→ **Records excerpted from a collection**
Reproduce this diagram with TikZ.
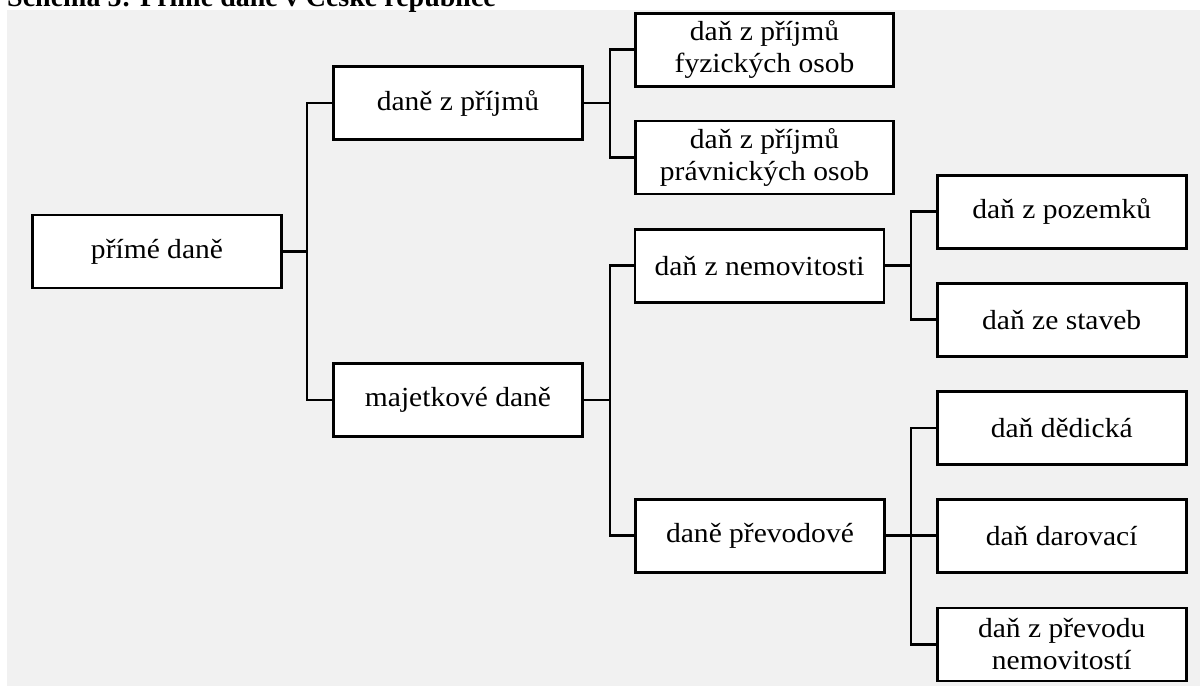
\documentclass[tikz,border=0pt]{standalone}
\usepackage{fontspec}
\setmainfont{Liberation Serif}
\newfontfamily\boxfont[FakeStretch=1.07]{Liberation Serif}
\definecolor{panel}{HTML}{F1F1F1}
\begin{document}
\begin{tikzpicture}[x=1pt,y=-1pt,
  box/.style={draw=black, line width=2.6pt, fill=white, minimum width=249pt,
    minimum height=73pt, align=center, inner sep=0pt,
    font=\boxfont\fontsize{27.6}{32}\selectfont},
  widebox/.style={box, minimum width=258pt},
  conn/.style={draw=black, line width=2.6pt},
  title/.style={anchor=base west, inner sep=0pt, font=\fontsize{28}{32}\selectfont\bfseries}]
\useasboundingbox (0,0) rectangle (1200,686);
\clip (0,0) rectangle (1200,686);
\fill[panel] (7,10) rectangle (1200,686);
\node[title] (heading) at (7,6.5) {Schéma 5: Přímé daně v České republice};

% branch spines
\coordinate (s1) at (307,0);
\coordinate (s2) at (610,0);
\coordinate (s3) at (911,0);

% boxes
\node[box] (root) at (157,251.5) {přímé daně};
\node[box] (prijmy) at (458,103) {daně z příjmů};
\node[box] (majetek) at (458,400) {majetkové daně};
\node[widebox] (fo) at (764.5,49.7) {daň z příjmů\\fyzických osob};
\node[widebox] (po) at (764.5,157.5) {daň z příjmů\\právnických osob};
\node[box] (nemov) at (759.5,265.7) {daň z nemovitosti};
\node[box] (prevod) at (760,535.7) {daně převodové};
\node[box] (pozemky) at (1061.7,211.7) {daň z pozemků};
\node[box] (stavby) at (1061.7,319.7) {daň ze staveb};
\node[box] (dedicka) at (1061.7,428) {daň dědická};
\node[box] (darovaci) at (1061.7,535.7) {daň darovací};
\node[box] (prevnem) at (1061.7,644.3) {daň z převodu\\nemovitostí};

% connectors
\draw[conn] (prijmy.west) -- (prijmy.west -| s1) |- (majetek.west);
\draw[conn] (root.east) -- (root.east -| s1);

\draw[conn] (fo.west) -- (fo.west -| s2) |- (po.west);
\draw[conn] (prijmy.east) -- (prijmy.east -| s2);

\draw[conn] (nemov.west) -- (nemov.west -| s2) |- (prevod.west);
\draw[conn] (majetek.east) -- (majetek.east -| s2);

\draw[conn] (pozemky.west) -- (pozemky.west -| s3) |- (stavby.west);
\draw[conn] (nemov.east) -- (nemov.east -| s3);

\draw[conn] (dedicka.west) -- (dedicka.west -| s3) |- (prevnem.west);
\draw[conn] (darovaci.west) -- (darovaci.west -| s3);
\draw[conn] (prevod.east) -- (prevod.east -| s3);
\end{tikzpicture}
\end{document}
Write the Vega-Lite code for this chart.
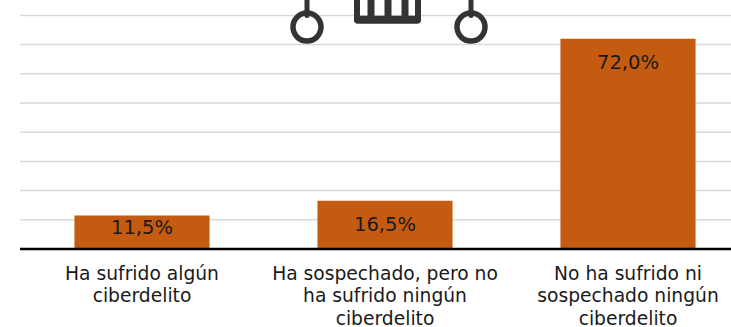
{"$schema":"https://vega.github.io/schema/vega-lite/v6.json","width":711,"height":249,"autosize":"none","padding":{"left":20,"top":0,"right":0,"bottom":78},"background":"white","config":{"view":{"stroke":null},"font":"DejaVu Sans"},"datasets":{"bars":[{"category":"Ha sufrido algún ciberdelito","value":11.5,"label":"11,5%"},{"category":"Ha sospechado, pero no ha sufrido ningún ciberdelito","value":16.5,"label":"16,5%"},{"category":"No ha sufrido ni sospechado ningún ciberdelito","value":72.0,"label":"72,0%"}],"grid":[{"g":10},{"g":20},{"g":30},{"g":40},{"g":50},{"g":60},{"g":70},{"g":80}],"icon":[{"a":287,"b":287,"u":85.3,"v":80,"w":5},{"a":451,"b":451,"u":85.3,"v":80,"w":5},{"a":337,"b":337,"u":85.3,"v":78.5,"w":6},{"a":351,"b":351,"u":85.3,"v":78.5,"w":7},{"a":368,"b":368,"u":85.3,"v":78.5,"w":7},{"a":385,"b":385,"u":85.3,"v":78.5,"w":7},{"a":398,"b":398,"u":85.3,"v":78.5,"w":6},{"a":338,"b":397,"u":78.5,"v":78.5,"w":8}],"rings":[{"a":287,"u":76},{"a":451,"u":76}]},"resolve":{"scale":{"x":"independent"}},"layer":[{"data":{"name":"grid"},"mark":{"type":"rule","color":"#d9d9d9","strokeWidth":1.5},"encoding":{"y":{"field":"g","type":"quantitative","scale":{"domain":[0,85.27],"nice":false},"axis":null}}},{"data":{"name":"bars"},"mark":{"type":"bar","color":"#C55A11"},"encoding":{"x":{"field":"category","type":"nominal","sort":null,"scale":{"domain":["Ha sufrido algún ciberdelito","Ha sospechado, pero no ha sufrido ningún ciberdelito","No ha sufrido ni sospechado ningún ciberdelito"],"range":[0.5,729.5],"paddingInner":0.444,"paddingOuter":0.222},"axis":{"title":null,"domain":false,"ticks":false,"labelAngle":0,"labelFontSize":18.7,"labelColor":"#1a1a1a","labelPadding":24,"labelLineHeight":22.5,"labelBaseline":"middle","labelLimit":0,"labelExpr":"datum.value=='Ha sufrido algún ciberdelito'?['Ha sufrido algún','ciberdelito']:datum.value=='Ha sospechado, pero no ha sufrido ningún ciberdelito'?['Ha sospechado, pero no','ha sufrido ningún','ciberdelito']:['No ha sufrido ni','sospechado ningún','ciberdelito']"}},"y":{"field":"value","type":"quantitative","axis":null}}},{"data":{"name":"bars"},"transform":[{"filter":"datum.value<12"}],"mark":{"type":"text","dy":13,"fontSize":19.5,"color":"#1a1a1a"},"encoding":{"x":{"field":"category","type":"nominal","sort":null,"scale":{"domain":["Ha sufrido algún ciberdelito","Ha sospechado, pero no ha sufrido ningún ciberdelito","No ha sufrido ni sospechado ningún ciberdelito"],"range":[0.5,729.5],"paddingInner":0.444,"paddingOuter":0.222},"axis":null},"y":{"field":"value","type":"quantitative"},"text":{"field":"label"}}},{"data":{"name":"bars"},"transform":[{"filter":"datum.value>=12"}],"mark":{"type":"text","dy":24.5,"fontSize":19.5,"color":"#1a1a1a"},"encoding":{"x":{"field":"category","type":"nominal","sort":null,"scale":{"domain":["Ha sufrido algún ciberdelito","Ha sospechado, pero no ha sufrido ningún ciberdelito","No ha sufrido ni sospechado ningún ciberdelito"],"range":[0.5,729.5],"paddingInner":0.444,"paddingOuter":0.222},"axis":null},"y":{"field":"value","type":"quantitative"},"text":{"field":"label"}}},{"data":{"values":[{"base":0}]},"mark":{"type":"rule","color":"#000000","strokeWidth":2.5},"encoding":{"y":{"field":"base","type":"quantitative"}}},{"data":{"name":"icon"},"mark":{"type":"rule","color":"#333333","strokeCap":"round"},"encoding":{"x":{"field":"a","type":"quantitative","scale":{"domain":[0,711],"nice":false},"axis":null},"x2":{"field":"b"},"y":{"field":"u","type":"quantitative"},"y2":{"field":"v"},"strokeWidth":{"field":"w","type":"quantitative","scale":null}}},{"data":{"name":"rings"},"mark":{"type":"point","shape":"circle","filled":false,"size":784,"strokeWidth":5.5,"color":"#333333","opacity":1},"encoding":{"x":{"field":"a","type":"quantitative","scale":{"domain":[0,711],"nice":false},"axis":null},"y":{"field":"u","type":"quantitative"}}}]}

→ **OBJECTIVE**
Repeat verbatim all the material, but not the pictures.

→ **REPLY**
Reproduce this diagram with TikZ.
\documentclass[tikz,border=0pt]{standalone}
\usepackage{fontspec}
\setmainfont{Liberation Serif}
\newfontfamily\boxfont[FakeStretch=1.07]{Liberation Serif}
\definecolor{panel}{HTML}{F1F1F1}
\begin{document}
\begin{tikzpicture}[x=1pt,y=-1pt,
  box/.style={draw=black, line width=2.6pt, fill=white, minimum width=249pt,
    minimum height=73pt, align=center, inner sep=0pt,
    font=\boxfont\fontsize{27.6}{32}\selectfont},
  widebox/.style={box, minimum width=258pt},
  conn/.style={draw=black, line width=2.6pt},
  title/.style={anchor=base west, inner sep=0pt, font=\fontsize{28}{32}\selectfont\bfseries}]
\useasboundingbox (0,0) rectangle (1200,686);
\clip (0,0) rectangle (1200,686);
\fill[panel] (7,10) rectangle (1200,686);
\node[title] (heading) at (7,6.5) {Schéma 5: Přímé daně v České republice};

% branch spines
\coordinate (s1) at (307,0);
\coordinate (s2) at (610,0);
\coordinate (s3) at (911,0);

% boxes
\node[box] (root) at (157,251.5) {přímé daně};
\node[box] (prijmy) at (458,103) {daně z příjmů};
\node[box] (majetek) at (458,400) {majetkové daně};
\node[widebox] (fo) at (764.5,49.7) {daň z příjmů\\fyzických osob};
\node[widebox] (po) at (764.5,157.5) {daň z příjmů\\právnických osob};
\node[box] (nemov) at (759.5,265.7) {daň z nemovitosti};
\node[box] (prevod) at (760,535.7) {daně převodové};
\node[box] (pozemky) at (1061.7,211.7) {daň z pozemků};
\node[box] (stavby) at (1061.7,319.7) {daň ze staveb};
\node[box] (dedicka) at (1061.7,428) {daň dědická};
\node[box] (darovaci) at (1061.7,535.7) {daň darovací};
\node[box] (prevnem) at (1061.7,644.3) {daň z převodu\\nemovitostí};

% connectors
\draw[conn] (prijmy.west) -- (prijmy.west -| s1) |- (majetek.west);
\draw[conn] (root.east) -- (root.east -| s1);

\draw[conn] (fo.west) -- (fo.west -| s2) |- (po.west);
\draw[conn] (prijmy.east) -- (prijmy.east -| s2);

\draw[conn] (nemov.west) -- (nemov.west -| s2) |- (prevod.west);
\draw[conn] (majetek.east) -- (majetek.east -| s2);

\draw[conn] (pozemky.west) -- (pozemky.west -| s3) |- (stavby.west);
\draw[conn] (nemov.east) -- (nemov.east -| s3);

\draw[conn] (dedicka.west) -- (dedicka.west -| s3) |- (prevnem.west);
\draw[conn] (darovaci.west) -- (darovaci.west -| s3);
\draw[conn] (prevod.east) -- (prevod.east -| s3);
\end{tikzpicture}
\end{document}
Write the Vega-Lite code for this chart.
{"$schema":"https://vega.github.io/schema/vega-lite/v6.json","width":711,"height":249,"autosize":"none","padding":{"left":20,"top":0,"right":0,"bottom":78},"background":"white","config":{"view":{"stroke":null},"font":"DejaVu Sans"},"datasets":{"bars":[{"category":"Ha sufrido algún ciberdelito","value":11.5,"label":"11,5%"},{"category":"Ha sospechado, pero no ha sufrido ningún ciberdelito","value":16.5,"label":"16,5%"},{"category":"No ha sufrido ni sospechado ningún ciberdelito","value":72.0,"label":"72,0%"}],"grid":[{"g":10},{"g":20},{"g":30},{"g":40},{"g":50},{"g":60},{"g":70},{"g":80}],"icon":[{"a":287,"b":287,"u":85.3,"v":80,"w":5},{"a":451,"b":451,"u":85.3,"v":80,"w":5},{"a":337,"b":337,"u":85.3,"v":78.5,"w":6},{"a":351,"b":351,"u":85.3,"v":78.5,"w":7},{"a":368,"b":368,"u":85.3,"v":78.5,"w":7},{"a":385,"b":385,"u":85.3,"v":78.5,"w":7},{"a":398,"b":398,"u":85.3,"v":78.5,"w":6},{"a":338,"b":397,"u":78.5,"v":78.5,"w":8}],"rings":[{"a":287,"u":76},{"a":451,"u":76}]},"resolve":{"scale":{"x":"independent"}},"layer":[{"data":{"name":"grid"},"mark":{"type":"rule","color":"#d9d9d9","strokeWidth":1.5},"encoding":{"y":{"field":"g","type":"quantitative","scale":{"domain":[0,85.27],"nice":false},"axis":null}}},{"data":{"name":"bars"},"mark":{"type":"bar","color":"#C55A11"},"encoding":{"x":{"field":"category","type":"nominal","sort":null,"scale":{"domain":["Ha sufrido algún ciberdelito","Ha sospechado, pero no ha sufrido ningún ciberdelito","No ha sufrido ni sospechado ningún ciberdelito"],"range":[0.5,729.5],"paddingInner":0.444,"paddingOuter":0.222},"axis":{"title":null,"domain":false,"ticks":false,"labelAngle":0,"labelFontSize":18.7,"labelColor":"#1a1a1a","labelPadding":24,"labelLineHeight":22.5,"labelBaseline":"middle","labelLimit":0,"labelExpr":"datum.value=='Ha sufrido algún ciberdelito'?['Ha sufrido algún','ciberdelito']:datum.value=='Ha sospechado, pero no ha sufrido ningún ciberdelito'?['Ha sospechado, pero no','ha sufrido ningún','ciberdelito']:['No ha sufrido ni','sospechado ningún','ciberdelito']"}},"y":{"field":"value","type":"quantitative","axis":null}}},{"data":{"name":"bars"},"transform":[{"filter":"datum.value<12"}],"mark":{"type":"text","dy":13,"fontSize":19.5,"color":"#1a1a1a"},"encoding":{"x":{"field":"category","type":"nominal","sort":null,"scale":{"domain":["Ha sufrido algún ciberdelito","Ha sospechado, pero no ha sufrido ningún ciberdelito","No ha sufrido ni sospechado ningún ciberdelito"],"range":[0.5,729.5],"paddingInner":0.444,"paddingOuter":0.222},"axis":null},"y":{"field":"value","type":"quantitative"},"text":{"field":"label"}}},{"data":{"name":"bars"},"transform":[{"filter":"datum.value>=12"}],"mark":{"type":"text","dy":24.5,"fontSize":19.5,"color":"#1a1a1a"},"encoding":{"x":{"field":"category","type":"nominal","sort":null,"scale":{"domain":["Ha sufrido algún ciberdelito","Ha sospechado, pero no ha sufrido ningún ciberdelito","No ha sufrido ni sospechado ningún ciberdelito"],"range":[0.5,729.5],"paddingInner":0.444,"paddingOuter":0.222},"axis":null},"y":{"field":"value","type":"quantitative"},"text":{"field":"label"}}},{"data":{"values":[{"base":0}]},"mark":{"type":"rule","color":"#000000","strokeWidth":2.5},"encoding":{"y":{"field":"base","type":"quantitative"}}},{"data":{"name":"icon"},"mark":{"type":"rule","color":"#333333","strokeCap":"round"},"encoding":{"x":{"field":"a","type":"quantitative","scale":{"domain":[0,711],"nice":false},"axis":null},"x2":{"field":"b"},"y":{"field":"u","type":"quantitative"},"y2":{"field":"v"},"strokeWidth":{"field":"w","type":"quantitative","scale":null}}},{"data":{"name":"rings"},"mark":{"type":"point","shape":"circle","filled":false,"size":784,"strokeWidth":5.5,"color":"#333333","opacity":1},"encoding":{"x":{"field":"a","type":"quantitative","scale":{"domain":[0,711],"nice":false},"axis":null},"y":{"field":"u","type":"quantitative"}}}]}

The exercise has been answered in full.